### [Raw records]

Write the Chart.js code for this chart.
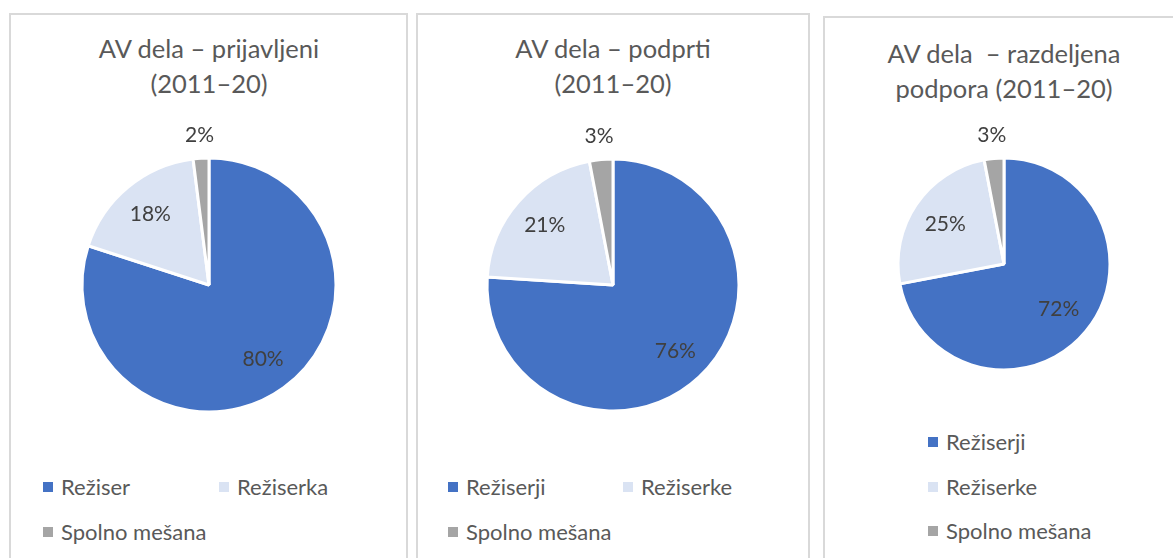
<!DOCTYPE html>
<html>
<head>
<meta charset="utf-8">
<script src="https://cdn.jsdelivr.net/npm/chart.js@4/dist/chart.umd.min.js"></script>
<style>
  body { margin: 0; width: 1173px; height: 558px; overflow: hidden; background: #fff; font-family: Lato, "Open Sans", sans-serif; }
  .panel { position: absolute; border: 2px solid #d9d9d9; background: #fff; box-sizing: border-box; }
  .title { position: absolute; text-align: center; color: #595959; font-size: 25.5px; line-height: 35px; white-space: pre; transform: translateX(-50%); }
  .pie { position: absolute; }
  .legend { position: absolute; color: #595959; font-size: 22px; }
  .legend span.item { position: absolute; white-space: nowrap; line-height: 24px; transform: translateY(-50%); }
  .legend i { display: inline-block; width: 10px; height: 10px; margin-right: 8px; vertical-align: 3px; }
</style>
</head>
<body>
<script>
const colors = ["#4472C4", "#DAE3F3", "#A5A5A5"];

const titles = [
  "AV dela – prijavljeni\n(2011–20)",
  "AV dela – podprti\n(2011–20)",
  "AV dela  – razdeljena\npodpora (2011–20)",
];
const labelsA = ["Režiser", "Režiserka", "Spolno mešana"];
const labelsB = ["Režiserji", "Režiserke", "Spolno mešana"];

const prijavljeni = [80, 18, 2];
const podprti = [76, 21, 3];
const razdeljena = [72, 25, 3];

// panel boxes and pie placement
const panels = [
  { left: 9, top: 13, width: 399, cx: 209, cy: 285, r: 126, titleY: 31, labels: labelsA, data: prijavljeni,
    legend: [[43, 487], [219, 487], [43, 532]] },
  { left: 416, top: 13, width: 394, cx: 613, cy: 285, r: 125, titleY: 31, labels: labelsB, data: podprti,
    legend: [[448, 487], [623, 487], [448, 532]] },
  { left: 823, top: 16, width: 400, cx: 1004, cy: 264, r: 105, titleY: 36, labels: labelsB, data: razdeljena,
    legend: [[928, 442], [928, 487], [928, 531]] },
];

const pctLabels = {
  id: "pctLabels",
  afterDatasetsDraw(chart) {
    const { ctx } = chart;
    const meta = chart.getDatasetMeta(0);
    const values = chart.data.datasets[0].data;
    ctx.save();
    ctx.font = "21px Lato, 'Open Sans', sans-serif";
    ctx.fillStyle = "#404040";
    ctx.textAlign = "center";
    ctx.textBaseline = "middle";
    meta.data.forEach((arc, i) => {
      const mid = (arc.startAngle + arc.endAngle) / 2;
      const d = values[i] < 5 ? arc.outerRadius + 23 : arc.outerRadius - 35;
      ctx.fillText(values[i] + "%", arc.x + Math.cos(mid) * d, arc.y + Math.sin(mid) * d);
    });
    ctx.restore();
  },
};

panels.forEach((p, idx) => {
  const box = document.createElement("div");
  box.className = "panel";
  Object.assign(box.style, { left: p.left + "px", top: p.top + "px", width: p.width + "px", height: "600px" });
  document.body.appendChild(box);

  const t = document.createElement("div");
  t.className = "title";
  t.textContent = titles[idx];
  Object.assign(t.style, { left: p.cx + "px", top: p.titleY + "px" });
  document.body.appendChild(t);

  const size = 2 * (p.r + 50);
  const wrap = document.createElement("div");
  wrap.className = "pie";
  Object.assign(wrap.style, { left: p.cx - size / 2 + "px", top: p.cy - size / 2 + "px", width: size + "px", height: size + "px" });
  const canvas = document.createElement("canvas");
  wrap.appendChild(canvas);
  document.body.appendChild(wrap);

  new Chart(canvas, {
    type: "pie",
    data: {
      labels: p.labels,
      datasets: [{ data: p.data, backgroundColor: colors, borderColor: "#fff", borderWidth: 3 }],
    },
    options: {
      responsive: true,
      maintainAspectRatio: false,
      animation: false,
      radius: p.r + 1,
      layout: { padding: 0 },
      plugins: { legend: { display: false }, tooltip: { enabled: false } },
    },
    plugins: [pctLabels],
  });

  const lg = document.createElement("div");
  lg.className = "legend";
  p.labels.forEach((name, i) => {
    const item = document.createElement("span");
    item.className = "item";
    item.innerHTML = `<i style="background:${colors[i]}"></i>${name}`;
    Object.assign(item.style, { left: p.legend[i][0] + "px", top: p.legend[i][1] + "px" });
    lg.appendChild(item);
  });
  document.body.appendChild(lg);
});
</script>
</body>
</html>
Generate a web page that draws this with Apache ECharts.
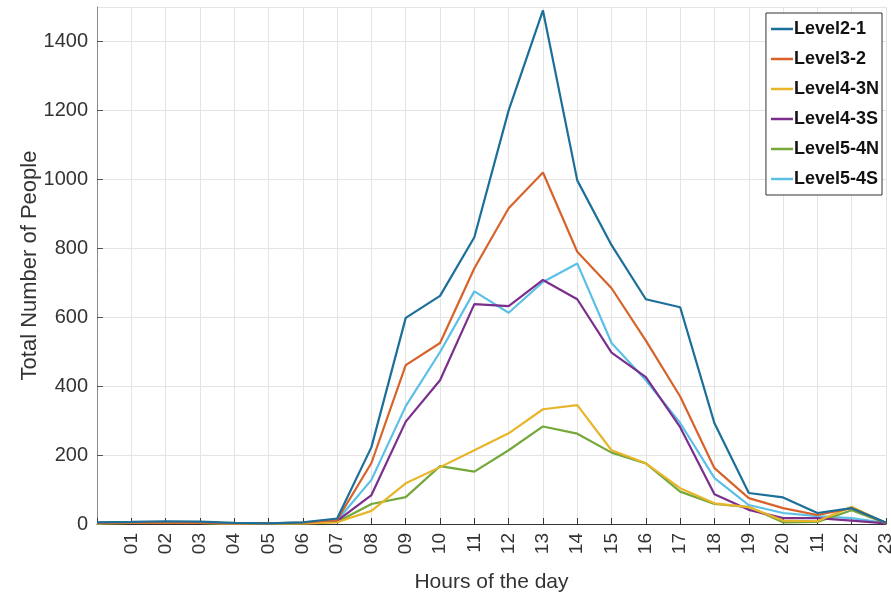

### [Stated problem]
Give again, word for word, every line from the top of the data above to the line holding "const razdeljena = [72, 25, 3];", inclusive, with the pictures left out.

### [Result of the exercise]
Write the Chart.js code for this chart.
<!DOCTYPE html>
<html>
<head>
<meta charset="utf-8">
<script src="https://cdn.jsdelivr.net/npm/chart.js@4/dist/chart.umd.min.js"></script>
<style>
  body { margin: 0; width: 1173px; height: 558px; overflow: hidden; background: #fff; font-family: Lato, "Open Sans", sans-serif; }
  .panel { position: absolute; border: 2px solid #d9d9d9; background: #fff; box-sizing: border-box; }
  .title { position: absolute; text-align: center; color: #595959; font-size: 25.5px; line-height: 35px; white-space: pre; transform: translateX(-50%); }
  .pie { position: absolute; }
  .legend { position: absolute; color: #595959; font-size: 22px; }
  .legend span.item { position: absolute; white-space: nowrap; line-height: 24px; transform: translateY(-50%); }
  .legend i { display: inline-block; width: 10px; height: 10px; margin-right: 8px; vertical-align: 3px; }
</style>
</head>
<body>
<script>
const colors = ["#4472C4", "#DAE3F3", "#A5A5A5"];

const titles = [
  "AV dela – prijavljeni\n(2011–20)",
  "AV dela – podprti\n(2011–20)",
  "AV dela  – razdeljena\npodpora (2011–20)",
];
const labelsA = ["Režiser", "Režiserka", "Spolno mešana"];
const labelsB = ["Režiserji", "Režiserke", "Spolno mešana"];

const prijavljeni = [80, 18, 2];
const podprti = [76, 21, 3];
const razdeljena = [72, 25, 3];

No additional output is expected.